Sessions, who had been an Alabama Republican Senator since 1997, almost immediately sparked controversy after news broke that he misled the Senate on his contacts with Russian officials during the 2016 Presidential campaign. Sessions therefore recused himself from the investigation into Russian collusion during the campaign. Trump was immediately displeased and pressure slowly mounted from within the administration for Sessions to resign.

But when Sessions left the administration in fall 2018, Acting Attorney General Matthew Whitaker, who served from November 2018 to February 2019, circumvented normal Senate confirmation procedure which subsequently caused an uproar.

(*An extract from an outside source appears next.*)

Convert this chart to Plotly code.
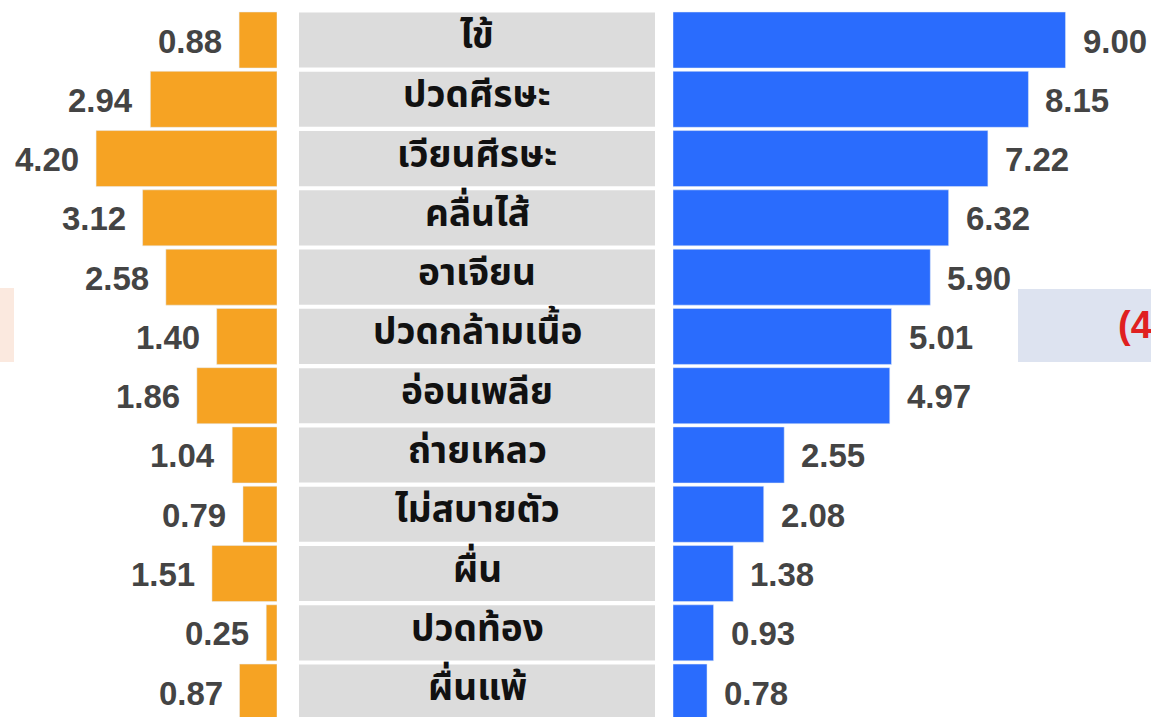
import plotly.graph_objects as go

categories = ["ไข้", "ปวดศีรษะ", "เวียนศีรษะ", "คลื่นไส้", "อาเจียน", "ปวดกล้ามเนื้อ",
              "อ่อนเพลีย", "ถ่ายเหลว", "ไม่สบายตัว", "ผื่น", "ปวดท้อง", "ผื่นแพ้"]
left_values = [0.88, 2.94, 4.20, 3.12, 2.58, 1.40, 1.86, 1.04, 0.79, 1.51, 0.25, 0.87]
right_values = [9.00, 8.15, 7.22, 6.32, 5.90, 5.01, 4.97, 2.55, 2.08, 1.38, 0.93, 0.78]

W, H = 1151, 717
ORANGE = "#F6A323"
BLUE = "#2A6CFD"
GRAY = "#DCDCDC"
NUMFONT = dict(family="Liberation Sans, Arial, sans-serif", size=33, color="#444444")
THAIFONT = dict(family="Noto Sans Thai, Noto Sans Thai UI, Loma, Tlwg Typo, sans-serif", size=37, color="#111111")

ys = list(range(len(categories)))

fig = go.Figure()
fig.add_trace(go.Bar(x=left_values, y=ys, orientation="h", marker_color=ORANGE,
                     width=0.945, xaxis="x", yaxis="y", hoverinfo="skip"))
fig.add_trace(go.Bar(x=right_values, y=ys, orientation="h", marker_color=BLUE,
                     width=0.945, xaxis="x2", yaxis="y", hoverinfo="skip"))

annotations = []
shapes = []
for i, cat in enumerate(categories):
    annotations.append(dict(x=left_values[i], y=i, xref="x", yref="y", text=f"<b>{left_values[i]:.2f}</b>",
                            xanchor="right", xshift=-15, showarrow=False, font=NUMFONT, yshift=-1))
    annotations.append(dict(x=right_values[i], y=i, xref="x2", yref="y", text=f"<b>{right_values[i]:.2f}</b>",
                            xanchor="left", xshift=15, showarrow=False, font=NUMFONT, yshift=-1))
    annotations.append(dict(x=(299 + 655) / 2 / W, y=i, xref="paper", yref="y", text=f"<b>{cat}</b>",
                            xanchor="center", showarrow=False, font=THAIFONT, yshift=3))
    shapes.append(dict(type="rect", xref="paper", yref="y", x0=299 / W, x1=655 / W,
                       y0=i - 0.465, y1=i + 0.465, fillcolor=GRAY, line_width=0, layer="below"))

# partial decorative boxes at the edges
shapes.append(dict(type="rect", xref="paper", yref="paper", x0=0, x1=14 / W,
                   y0=1 - 362 / H, y1=1 - 288 / H, fillcolor="#FBE9DF", line_width=0, layer="below"))
shapes.append(dict(type="rect", xref="paper", yref="paper", x0=1018 / W, x1=1.0,
                   y0=1 - 362 / H, y1=1 - 289 / H, fillcolor="#DDE3F0", line_width=0, layer="below"))
annotations.append(dict(x=1116 / W, y=1 - 325 / H, xref="paper", yref="paper", text="<b>(4</b>",
                        xanchor="left", showarrow=False,
                        font=dict(family="Liberation Sans, Arial, sans-serif", size=38, color="#E02020")))

fig.update_layout(
    width=W, height=H,
    margin=dict(l=0, r=0, t=0, b=0),
    paper_bgcolor="white", plot_bgcolor="rgba(0,0,0,0)",
    showlegend=False, barmode="overlay",
    xaxis=dict(domain=[0, 277 / W], range=[6.43, 0], visible=False, fixedrange=True),
    xaxis2=dict(domain=[673 / W, 1], range=[0, 10.96], visible=False, fixedrange=True, anchor="y"),
    yaxis=dict(range=[11.42, -0.675], visible=False, fixedrange=True),
    annotations=annotations, shapes=shapes,
)

fig.write_html("out.html", config={"displayModeBar": False},
               post_script="document.body.style.margin='0';document.body.style.overflow='hidden';")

This led to numerous legal challenges to his claim that he could supervise the Mueller investigation.  

The brief and controversial tenure of Whitaker ended in February 2019, with the appointment of William Barr. A quarter century after he served as AG under George H.W. Bush, Barr was the AG  for the second time. Today, Barris even more controversial as he has enunciated his vision of unitary executive authority, adding to Donald Trump’s belief that his powers as President are unlimited.  Barr has refused to hand over the entire Mueller Report to committees in the House of Representatives,  has refused to testify before the House Judiciary Committee, and was recently held in criminal contempt for refusing to share information about Trump Administration attempts to add a citizenship question to the upcoming 2020 Census.  

So the Justice Department and the Attorneys General over the past century under Republicans Warren G. Harding, Richard Nixon, George H. W. Bush, George W. Bush and Donald Trump has undermined public faith and its reputation as a fair minded cabinet office intent on enforcing fair, just policies.  However, the past century began with a horrible tenure under Democrat Woodrow Wilson at his time of incapacity, allowing A. Mitchell Palmer to set a terrible standard followed by seven of his successors in the Justice Department. Regaining confidence in the agency and the holder of the office of Attorney General will require a change in the Presidency, clear and simple.